Kraptastic Krafts: holy edition

One of my favorite things is finding the kraptacular in unexpected places. I went to church with my sister and her husband back in Missouri and was delighted to find this decked out bathroom immediately adjacent to the sanctuary of the country church. I'm talking, literally adjacent. The door to the bathroom is right at the end of a row of pews, so close you could nearly reach out and open it while listening to the sermon, or if the spirit moved, a kraptastic duet.

Seriously, what is up with the tandem toilets?

[I apologize for the poor image quality. I was trying to be sneaky about taking the pictures.]

As you might expect, this particular church participates in ritual potlucks on a bi-weekly basis. Lovely.
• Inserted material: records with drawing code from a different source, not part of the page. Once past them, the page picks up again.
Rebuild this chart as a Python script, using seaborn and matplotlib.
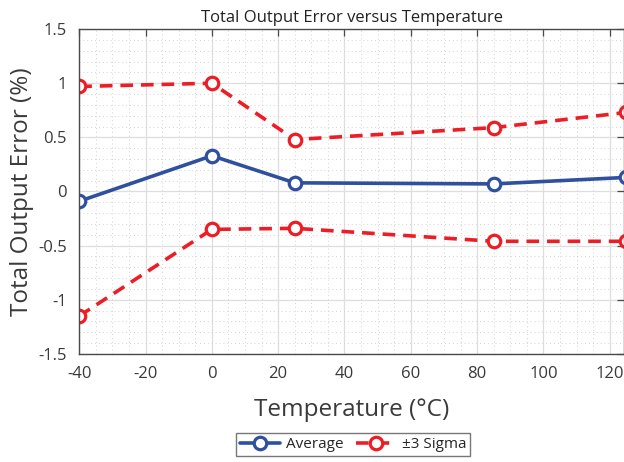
import matplotlib
matplotlib.use("Agg")
import matplotlib.pyplot as plt
import seaborn as sns
from matplotlib.ticker import MultipleLocator

# Data
temperature = [-40, 0, 25, 85, 125]
average = [-0.09, 0.33, 0.08, 0.07, 0.13]
sigma_upper = [0.97, 1.00, 0.48, 0.59, 0.73]
sigma_lower = [-1.15, -0.35, -0.34, -0.46, -0.46]

BLUE = "#2f4f9f"
RED = "#ee1d25"
TEXT = "#3a3a3a"

sns.set_theme(style="white")
plt.rcParams["font.family"] = ["Open Sans", "DejaVu Sans"]
plt.rcParams["axes.unicode_minus"] = False

fig = plt.figure(figsize=(6.24, 4.62), dpi=100)
ax = fig.add_axes([0.127, 0.234, 0.873, 0.703])

marker_kw = dict(marker="o", markersize=9, markerfacecolor="white",
                 markeredgewidth=2.3, linewidth=2.6)

sns.lineplot(x=temperature, y=average, ax=ax, color=BLUE,
             markeredgecolor=BLUE, label="Average", **marker_kw)
sns.lineplot(x=temperature, y=sigma_upper, ax=ax, color=RED,
             markeredgecolor=RED, linestyle=(0, (3.5, 2.2)),
             label="\u00b13 Sigma", **marker_kw)
sns.lineplot(x=temperature, y=sigma_lower, ax=ax, color=RED,
             markeredgecolor=RED, linestyle=(0, (3.5, 2.2)), **marker_kw)

ax.set_xlim(-40, 124.3)
ax.set_ylim(-1.5, 1.5)
ax.xaxis.set_major_locator(MultipleLocator(20))
ax.xaxis.set_minor_locator(MultipleLocator(5))
ax.yaxis.set_minor_locator(MultipleLocator(0.1))
ax.set_yticks([-1.5, -1, -0.5, 0, 0.5, 1, 1.5])
ax.set_yticklabels(["-1.5", "-1", "-0.5", "0", "0.5", "1", "1.5"])

ax.grid(which="major", color="#dedede", linewidth=0.9)
ax.grid(which="minor", color="#d2d2d2", linestyle=(0, (1, 3)), linewidth=0.7)
ax.set_axisbelow(True)

for side in ["left", "bottom", "top", "right"]:
    ax.spines[side].set_color("#4a4a4a")
    ax.spines[side].set_linewidth(1.0)

ax.tick_params(which="major", direction="in", length=5, width=0.9,
               top=True, right=True, colors="#4a4a4a",
               labelsize=12, labelcolor=TEXT, pad=9)
ax.tick_params(which="minor", length=0)

ax.set_title("Total Output Error versus Temperature", fontsize=12,
             color="#222222", pad=5)
ax.set_xlabel("Temperature (\u00b0C)", fontsize=17.5, color=TEXT, labelpad=11)
ax.set_ylabel("Total Output Error (%)", fontsize=17.5, color=TEXT, labelpad=3)

ax.get_legend().remove()
handles, labels = ax.get_legend_handles_labels()
fig.legend(handles, labels, loc="upper center", bbox_to_anchor=(0.566, 0.062),
           ncol=2, frameon=True, fancybox=False, edgecolor="#555555",
           fontsize=11, handlelength=2.6, columnspacing=0.8,
           borderpad=0.25, handletextpad=0.4, borderaxespad=0.0)

fig.savefig("out.png", dpi=100)
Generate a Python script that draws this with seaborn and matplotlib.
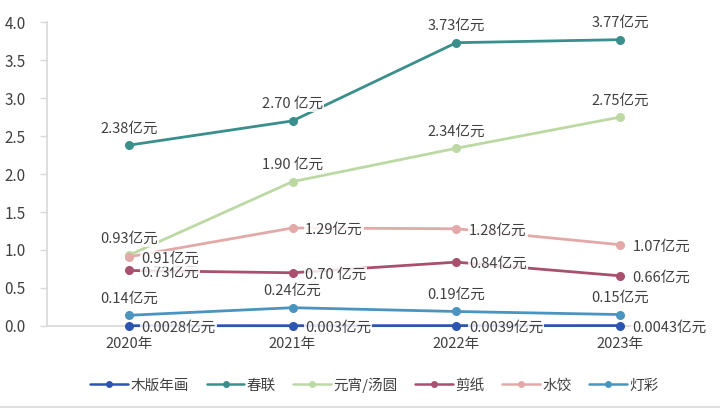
import numpy as np
import pandas as pd
import matplotlib.pyplot as plt
import seaborn as sns

years = ['2020年', '2021年', '2022年', '2023年']
series_names = ['木版年画', '春联', '元宵/汤圆', '剪纸', '水饺', '灯彩']
muban = [0.0028, 0.003, 0.0039, 0.0043]
chunlian = [2.38, 2.70, 3.73, 3.77]
yuanxiao = [0.93, 1.90, 2.34, 2.75]
jianzhi = [0.73, 0.70, 0.84, 0.66]
shuijiao = [0.91, 1.29, 1.28, 1.07]
dengcai = [0.14, 0.24, 0.19, 0.15]

labels_muban = ['0.0028亿元', '0.003亿元', '0.0039亿元', '0.0043亿元']
labels_chunlian = ['2.38亿元', '2.70 亿元', '3.73亿元', '3.77亿元']
labels_yuanxiao = ['0.93亿元', '1.90 亿元', '2.34亿元', '2.75亿元']
labels_jianzhi = ['0.73亿元', '0.70 亿元', '0.84亿元', '0.66亿元']
labels_shuijiao = ['0.91亿元', '1.29亿元', '1.28亿元', '1.07亿元']
labels_dengcai = ['0.14亿元', '0.24亿元', '0.19亿元', '0.15亿元']

colors = ['#2B55B0', '#3A8F8C', '#BCD9A4', '#A8506E', '#E3A9A8', '#4A94C0']

all_values = [muban, chunlian, yuanxiao, jianzhi, shuijiao, dengcai]
all_labels = [labels_muban, labels_chunlian, labels_yuanxiao,
              labels_jianzhi, labels_shuijiao, labels_dengcai]
# where each series puts its labels
placement = ['right', 'above', 'above', 'right', 'right', 'above']

rows = []
for name, vals in zip(series_names, all_values):
    for y, v in zip(years, vals):
        rows.append({'year': y, 'value': v, 'series': name})
df = pd.DataFrame(rows)

sns.set_theme(style='white')
plt.rcParams['font.family'] = ['Noto Sans CJK SC', 'DejaVu Sans']

fig, ax = plt.subplots(figsize=(7.2, 4.11), dpi=100)
fig.subplots_adjust(left=0.065, right=0.975, top=0.946, bottom=0.207)

sns.lineplot(data=df, x='year', y='value', hue='series', hue_order=series_names,
             palette=colors, marker='o', markersize=6.5, markeredgewidth=0,
             linewidth=2, sort=False, ax=ax)
# keep the near-zero series fully visible on top of the baseline
for ln in ax.lines:
    ln.set_clip_on(False)
    ln.set_zorder(3)

# data labels
box = dict(boxstyle='square,pad=0.08', fc='white', ec='none', alpha=0.85)
for vals, labs, where in zip(all_values, all_labels, placement):
    for i, (v, t) in enumerate(zip(vals, labs)):
        if where == 'above':
            ann = ax.annotate(t, (i, v), xytext=(0, 7), textcoords='offset points',
                              ha='center', va='bottom', fontsize=10.5, color='#404040',
                              bbox=box)
        else:
            ann = ax.annotate(t, (i, v), xytext=(9, -1.5), textcoords='offset points',
                              ha='left', va='center', fontsize=10.5, color='#404040',
                              bbox=box)
        ann.set_zorder(6)

ax.set_xlim(-0.5, 3.5)
ax.set_ylim(0, 4.0)
ax.set_yticks(np.arange(0, 4.01, 0.5))
ax.set_yticklabels([f'{t:.1f}' for t in np.arange(0, 4.01, 0.5)], fontsize=11, color='#404040')
ax.tick_params(axis='x', length=0, labelsize=10.5, labelcolor='#404040', pad=8)
ax.tick_params(axis='y', length=5, color='#D9D9D9', width=1, left=True, pad=10)
ax.set_xlabel('')
ax.set_ylabel('')

for side in ['top', 'right']:
    ax.spines[side].set_visible(False)
ax.spines['left'].set_color('#D9D9D9')
ax.spines['bottom'].set_color('#D9D9D9')

leg = ax.legend(loc='upper center', bbox_to_anchor=(0.5, -0.125), ncol=6, frameon=False,
                fontsize=10.5, handlelength=2.6, handletextpad=0.15, columnspacing=1.2,
                labelcolor='#404040')
for h in leg.legend_handles:
    h.set_markersize(5)
    h.set_linewidth(1.8)

fig.add_artist(plt.Line2D([0, 1], [0.01, 0.01], color='#D9D9D9', lw=1.2))

fig.savefig('out.png', dpi=100)
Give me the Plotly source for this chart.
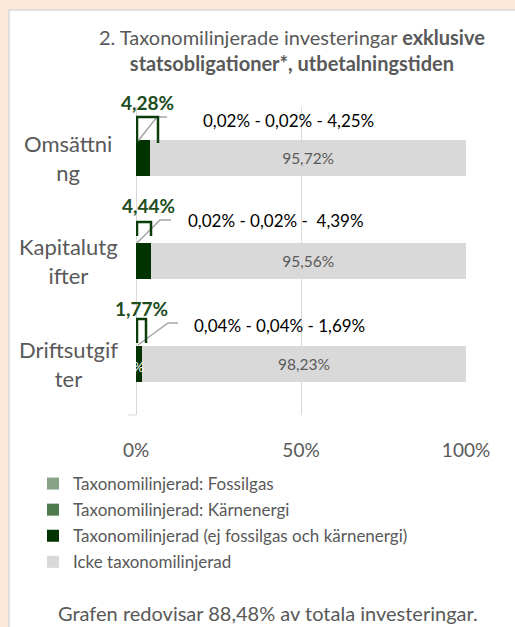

Material: fabric, lace, embellished vintage Home Interiors decor items, silk flowers, terracotta pots, and only the good Lord knows what else
Technique: sewing mostly
Location: AG church, Southwest Missouri


daine said...

i stray from tandem use. funny thing is every one does use. last week i was an addict not a user due to some bad gumbo, and next thing i know i am doing tandem with a billionaire who was having a conversation on his iPhone about his helicopter being serviced and having to take the car service. When i had completed my "task at hand" i peered out the window at the circle drive below and there was a long black car that was not made for circular drives parked there. This should probably be a Post secret, but i don't care how much money he has, he did not wash his hands,and that is gross.

Sylko said...

Could be so mom and child could go to the potty at the same time? Family bathrooms usually have one regular toilet, and one child sized one.

Elizabeth Jayne said...


I don't even care if it's meant for mom/child tandem use... still weird.

Tia the Hissing Goose said...

Dear Lard. I think I'm bothered more about the public doilies on the tanks than the tandem issue. Skeevy!